| Exercise |
Reading down the listing below, count the lines where the word "this" shows up, then give only that count.

**** Task input ****

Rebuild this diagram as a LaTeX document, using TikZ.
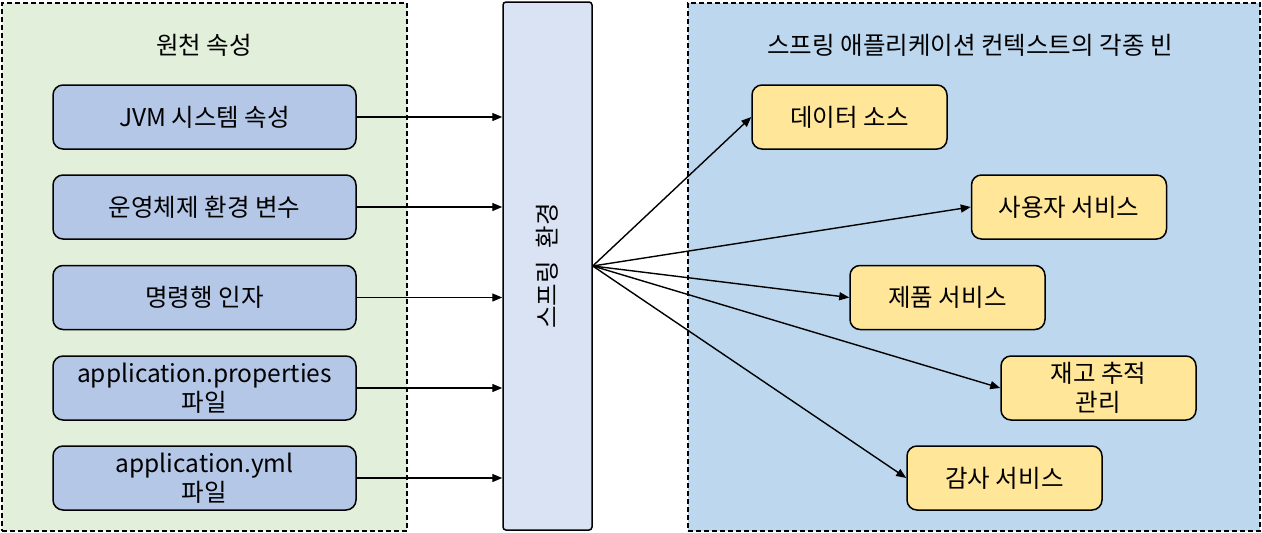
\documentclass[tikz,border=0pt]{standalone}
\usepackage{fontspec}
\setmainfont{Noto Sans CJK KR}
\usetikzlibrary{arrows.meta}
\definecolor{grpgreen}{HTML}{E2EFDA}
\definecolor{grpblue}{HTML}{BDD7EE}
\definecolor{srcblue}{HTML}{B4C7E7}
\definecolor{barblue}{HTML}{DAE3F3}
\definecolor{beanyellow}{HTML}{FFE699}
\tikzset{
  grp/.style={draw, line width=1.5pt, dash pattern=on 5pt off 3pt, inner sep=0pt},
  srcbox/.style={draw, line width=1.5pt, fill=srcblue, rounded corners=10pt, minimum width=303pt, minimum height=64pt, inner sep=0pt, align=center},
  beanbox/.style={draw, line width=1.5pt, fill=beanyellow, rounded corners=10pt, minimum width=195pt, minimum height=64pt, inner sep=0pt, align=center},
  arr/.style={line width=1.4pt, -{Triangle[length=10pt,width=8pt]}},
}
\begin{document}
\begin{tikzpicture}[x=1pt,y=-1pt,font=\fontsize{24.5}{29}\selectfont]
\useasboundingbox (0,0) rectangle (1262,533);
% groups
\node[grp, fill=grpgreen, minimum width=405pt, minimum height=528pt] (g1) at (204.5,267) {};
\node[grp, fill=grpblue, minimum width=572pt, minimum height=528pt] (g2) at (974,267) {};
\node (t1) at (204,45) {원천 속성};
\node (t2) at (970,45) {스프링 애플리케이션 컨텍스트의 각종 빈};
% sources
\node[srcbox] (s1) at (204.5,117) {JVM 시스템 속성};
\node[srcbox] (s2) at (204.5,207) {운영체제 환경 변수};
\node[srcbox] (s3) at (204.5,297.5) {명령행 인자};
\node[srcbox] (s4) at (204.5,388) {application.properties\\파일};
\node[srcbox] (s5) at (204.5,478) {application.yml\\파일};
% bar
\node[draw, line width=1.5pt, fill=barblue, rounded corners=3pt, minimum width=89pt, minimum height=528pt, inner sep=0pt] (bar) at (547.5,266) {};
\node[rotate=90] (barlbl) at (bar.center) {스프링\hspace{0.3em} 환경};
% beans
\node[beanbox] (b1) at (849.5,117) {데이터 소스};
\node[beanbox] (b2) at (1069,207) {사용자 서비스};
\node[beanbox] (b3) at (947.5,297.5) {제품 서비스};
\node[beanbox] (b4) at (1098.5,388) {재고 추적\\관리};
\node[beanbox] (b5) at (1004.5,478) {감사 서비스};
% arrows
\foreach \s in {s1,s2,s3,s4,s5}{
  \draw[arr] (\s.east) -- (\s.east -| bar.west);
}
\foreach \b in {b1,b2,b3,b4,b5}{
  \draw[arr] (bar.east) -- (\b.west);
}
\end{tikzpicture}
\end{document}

****
**** Task input ****

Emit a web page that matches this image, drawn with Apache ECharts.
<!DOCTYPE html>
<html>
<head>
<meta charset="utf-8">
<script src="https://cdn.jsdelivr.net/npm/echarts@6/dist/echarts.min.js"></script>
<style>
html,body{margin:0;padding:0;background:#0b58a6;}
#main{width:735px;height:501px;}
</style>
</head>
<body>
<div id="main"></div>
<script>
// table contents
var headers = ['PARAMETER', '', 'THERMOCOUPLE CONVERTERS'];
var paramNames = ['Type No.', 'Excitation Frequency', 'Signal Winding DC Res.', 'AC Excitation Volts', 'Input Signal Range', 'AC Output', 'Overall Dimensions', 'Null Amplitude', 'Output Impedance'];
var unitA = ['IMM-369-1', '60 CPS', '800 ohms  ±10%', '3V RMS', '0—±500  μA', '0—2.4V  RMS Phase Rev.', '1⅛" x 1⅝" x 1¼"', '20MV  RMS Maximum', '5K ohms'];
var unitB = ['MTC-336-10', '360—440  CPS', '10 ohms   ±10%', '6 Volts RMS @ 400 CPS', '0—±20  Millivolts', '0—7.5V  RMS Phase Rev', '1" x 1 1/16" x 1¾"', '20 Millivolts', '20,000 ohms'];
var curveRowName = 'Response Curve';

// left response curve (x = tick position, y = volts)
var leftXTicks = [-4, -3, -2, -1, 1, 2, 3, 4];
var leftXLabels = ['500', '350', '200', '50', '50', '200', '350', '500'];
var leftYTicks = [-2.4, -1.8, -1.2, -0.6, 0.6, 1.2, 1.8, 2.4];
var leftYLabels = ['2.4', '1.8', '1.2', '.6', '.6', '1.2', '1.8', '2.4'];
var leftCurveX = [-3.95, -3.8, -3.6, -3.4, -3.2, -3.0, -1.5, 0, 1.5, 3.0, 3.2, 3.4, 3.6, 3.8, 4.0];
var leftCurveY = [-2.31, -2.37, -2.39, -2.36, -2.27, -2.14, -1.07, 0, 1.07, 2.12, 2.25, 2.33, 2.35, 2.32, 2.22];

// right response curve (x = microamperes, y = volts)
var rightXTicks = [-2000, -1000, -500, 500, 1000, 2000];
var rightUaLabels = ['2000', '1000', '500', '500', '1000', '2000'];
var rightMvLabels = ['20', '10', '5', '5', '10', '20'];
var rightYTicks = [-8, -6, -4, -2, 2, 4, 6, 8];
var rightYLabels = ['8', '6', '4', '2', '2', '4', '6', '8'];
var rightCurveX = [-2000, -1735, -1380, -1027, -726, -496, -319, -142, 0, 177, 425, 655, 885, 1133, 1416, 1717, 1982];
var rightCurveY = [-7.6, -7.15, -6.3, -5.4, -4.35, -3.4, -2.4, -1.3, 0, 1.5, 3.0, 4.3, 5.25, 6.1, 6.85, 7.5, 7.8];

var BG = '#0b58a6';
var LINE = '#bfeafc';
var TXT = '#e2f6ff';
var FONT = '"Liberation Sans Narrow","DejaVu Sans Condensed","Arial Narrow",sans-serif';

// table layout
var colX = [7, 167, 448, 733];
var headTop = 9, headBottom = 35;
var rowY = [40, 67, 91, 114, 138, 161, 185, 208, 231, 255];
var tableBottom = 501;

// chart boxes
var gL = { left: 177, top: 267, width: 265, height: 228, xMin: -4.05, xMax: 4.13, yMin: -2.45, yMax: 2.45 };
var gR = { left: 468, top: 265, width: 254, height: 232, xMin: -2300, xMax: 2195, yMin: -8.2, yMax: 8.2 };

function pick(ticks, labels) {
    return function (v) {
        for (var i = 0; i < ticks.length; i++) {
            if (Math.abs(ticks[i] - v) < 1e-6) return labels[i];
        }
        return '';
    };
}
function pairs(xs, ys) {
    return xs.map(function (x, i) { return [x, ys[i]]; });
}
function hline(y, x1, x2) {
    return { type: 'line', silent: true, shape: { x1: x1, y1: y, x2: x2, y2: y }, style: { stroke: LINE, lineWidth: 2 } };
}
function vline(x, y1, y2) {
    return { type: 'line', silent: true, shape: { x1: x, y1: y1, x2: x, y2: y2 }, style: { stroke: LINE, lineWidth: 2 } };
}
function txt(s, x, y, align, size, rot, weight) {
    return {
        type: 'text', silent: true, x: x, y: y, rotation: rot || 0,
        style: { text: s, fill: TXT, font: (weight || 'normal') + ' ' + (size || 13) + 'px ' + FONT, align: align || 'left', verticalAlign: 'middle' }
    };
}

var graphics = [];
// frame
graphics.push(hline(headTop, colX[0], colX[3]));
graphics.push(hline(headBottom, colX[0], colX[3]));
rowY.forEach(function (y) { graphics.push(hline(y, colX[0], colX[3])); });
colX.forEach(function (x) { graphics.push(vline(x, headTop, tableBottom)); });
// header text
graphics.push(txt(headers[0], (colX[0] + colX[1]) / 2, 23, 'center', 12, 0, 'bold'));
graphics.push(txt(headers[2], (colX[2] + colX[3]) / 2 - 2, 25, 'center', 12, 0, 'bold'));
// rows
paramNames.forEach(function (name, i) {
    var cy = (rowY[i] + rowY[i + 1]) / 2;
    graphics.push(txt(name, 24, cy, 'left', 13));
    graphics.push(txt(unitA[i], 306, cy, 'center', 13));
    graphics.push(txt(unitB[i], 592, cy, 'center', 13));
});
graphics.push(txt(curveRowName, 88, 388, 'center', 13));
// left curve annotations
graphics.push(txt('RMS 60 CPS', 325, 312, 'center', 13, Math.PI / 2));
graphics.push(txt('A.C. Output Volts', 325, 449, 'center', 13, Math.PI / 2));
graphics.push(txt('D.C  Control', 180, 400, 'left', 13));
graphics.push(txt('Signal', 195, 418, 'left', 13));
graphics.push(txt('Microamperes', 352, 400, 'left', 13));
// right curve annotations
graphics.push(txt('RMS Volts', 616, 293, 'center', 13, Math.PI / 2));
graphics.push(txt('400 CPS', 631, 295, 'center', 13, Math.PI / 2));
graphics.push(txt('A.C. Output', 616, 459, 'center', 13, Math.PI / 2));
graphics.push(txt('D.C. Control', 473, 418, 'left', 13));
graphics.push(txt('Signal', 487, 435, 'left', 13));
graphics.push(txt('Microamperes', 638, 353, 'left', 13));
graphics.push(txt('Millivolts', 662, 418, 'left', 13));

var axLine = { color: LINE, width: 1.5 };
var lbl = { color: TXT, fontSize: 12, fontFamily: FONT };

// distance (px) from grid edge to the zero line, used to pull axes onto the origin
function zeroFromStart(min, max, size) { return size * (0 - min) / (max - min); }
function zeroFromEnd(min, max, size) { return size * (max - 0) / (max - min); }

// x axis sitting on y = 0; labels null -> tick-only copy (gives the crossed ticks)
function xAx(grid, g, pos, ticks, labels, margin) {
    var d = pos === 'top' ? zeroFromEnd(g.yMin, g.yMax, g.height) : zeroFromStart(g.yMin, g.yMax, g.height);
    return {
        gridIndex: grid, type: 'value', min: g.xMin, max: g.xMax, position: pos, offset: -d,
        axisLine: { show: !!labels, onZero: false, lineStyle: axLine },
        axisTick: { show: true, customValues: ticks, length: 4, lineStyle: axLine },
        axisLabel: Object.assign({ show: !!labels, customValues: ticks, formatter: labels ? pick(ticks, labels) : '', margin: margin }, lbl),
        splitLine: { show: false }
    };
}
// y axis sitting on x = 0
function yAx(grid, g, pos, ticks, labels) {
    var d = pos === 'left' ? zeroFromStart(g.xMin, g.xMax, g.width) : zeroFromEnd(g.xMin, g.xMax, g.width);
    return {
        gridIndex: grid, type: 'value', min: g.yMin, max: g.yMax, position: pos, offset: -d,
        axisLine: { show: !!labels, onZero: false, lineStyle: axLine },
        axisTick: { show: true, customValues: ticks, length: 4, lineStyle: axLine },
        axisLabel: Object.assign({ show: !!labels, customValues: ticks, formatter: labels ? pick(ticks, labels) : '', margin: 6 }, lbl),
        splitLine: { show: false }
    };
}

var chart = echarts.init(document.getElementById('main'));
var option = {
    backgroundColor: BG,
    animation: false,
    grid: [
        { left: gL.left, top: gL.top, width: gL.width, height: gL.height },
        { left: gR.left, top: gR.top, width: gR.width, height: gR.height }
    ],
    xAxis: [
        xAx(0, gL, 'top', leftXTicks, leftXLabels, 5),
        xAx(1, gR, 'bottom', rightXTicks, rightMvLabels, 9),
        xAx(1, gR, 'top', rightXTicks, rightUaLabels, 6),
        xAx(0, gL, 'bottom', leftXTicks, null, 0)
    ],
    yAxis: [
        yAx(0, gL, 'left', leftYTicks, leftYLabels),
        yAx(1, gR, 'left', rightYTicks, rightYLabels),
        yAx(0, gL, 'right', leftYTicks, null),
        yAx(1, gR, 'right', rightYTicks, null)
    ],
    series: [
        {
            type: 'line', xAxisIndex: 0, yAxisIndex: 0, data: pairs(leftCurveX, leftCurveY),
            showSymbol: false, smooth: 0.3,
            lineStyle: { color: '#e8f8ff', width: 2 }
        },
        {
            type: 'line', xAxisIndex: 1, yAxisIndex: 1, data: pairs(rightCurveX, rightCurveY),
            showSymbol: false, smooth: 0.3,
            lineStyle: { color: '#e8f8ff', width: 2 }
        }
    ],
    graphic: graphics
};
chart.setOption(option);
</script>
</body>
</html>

****

| Expected answer |
2